In the past 18 months, while the world grappled with the pandemic, there was an estimated 30% to 50% decrease in detecting new leprosy cases. This could lead to increased transmission of the disease and more cases of disability, the webinar heard. In many communities, protocols, including lockdowns, had made it difficult to access treatment. This resulted in a loss of livelihoods and exacerbated discrimination that people affected by leprosy often face.
“Even amid the pandemic, it is very important that everyone involved in leprosy work continues what they are doing. We must not allow leprosy to be forgotten,” Sasakawa said.

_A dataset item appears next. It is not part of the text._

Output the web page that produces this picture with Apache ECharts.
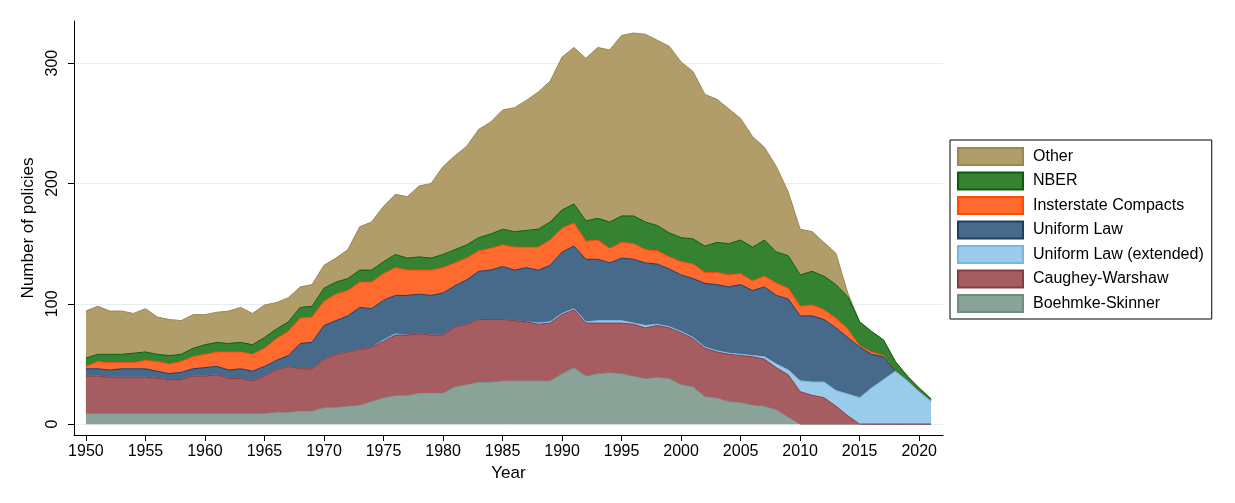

Special guest Dr Poonam Khetrapal Singh, Regional Director, WHO Regional Office for Southeast Asia, said the pandemic could undo decades of progress unless addressed.
“Let us be clear COVID-19 will be with us for some time. It is not enough to maintain minimal leprosy services. Rather such services must be restarted or expanded, with a focus on intensifying outreach activities to identify cases and begin treatment to all who need it,” Singh said.
However, as much as the pandemic was a threat, it had also allowed a focus on new technologies.
For many months now, “e-learning materials have helped community volunteers identify potential leprosy cases, and then refer them on to health workers,” Singh said. This was being extended to counselling and mental health support and should be harnessed in this campaign to fight both the disease and discrimination of those affected.
Sasakawa said in his 20 years as a goodwill ambassador, he had been on 200 trips to 100 countries. Here he spread the message of eliminating both disease and discrimination.
In his keynote address, he likened his campaign to a motorcycle with the front wheel symbolising the elimination of the disease and the back wheel eliminating discrimination.
“Both wheels must turn at the same time if we are to make progress toward a world without leprosy and its associated problems,” he told the webinar. This symbol is included in the campaign’s logo.
During an extensive question and answer session, Sasakawa said it was crucial that those affected return to work to support themselves. There were several initiatives, beyond just speaking to top politicians, that could be used.
These initiatives included reskilling but also included getting big businesses involved in the employment of people with disabilities. Sasakawa referred to the Valuable 500 project, launched in 2019 at World Economic Forum in Davos, Switzerland. This project, supported by the Nippon Foundation, called on the top 500 companies to promote the inclusion in business of people with disabilities.
Sasakawa said while he was a person who “believes the solution lies in the field”, the pandemic taught him it was now crucial to include new technology – webinars and social media – in the tool kit to end the disease and discrimination.
“Today, thanks to these technological tools, we are able to share the best practices that are happening in various countries and share with the world,” he said.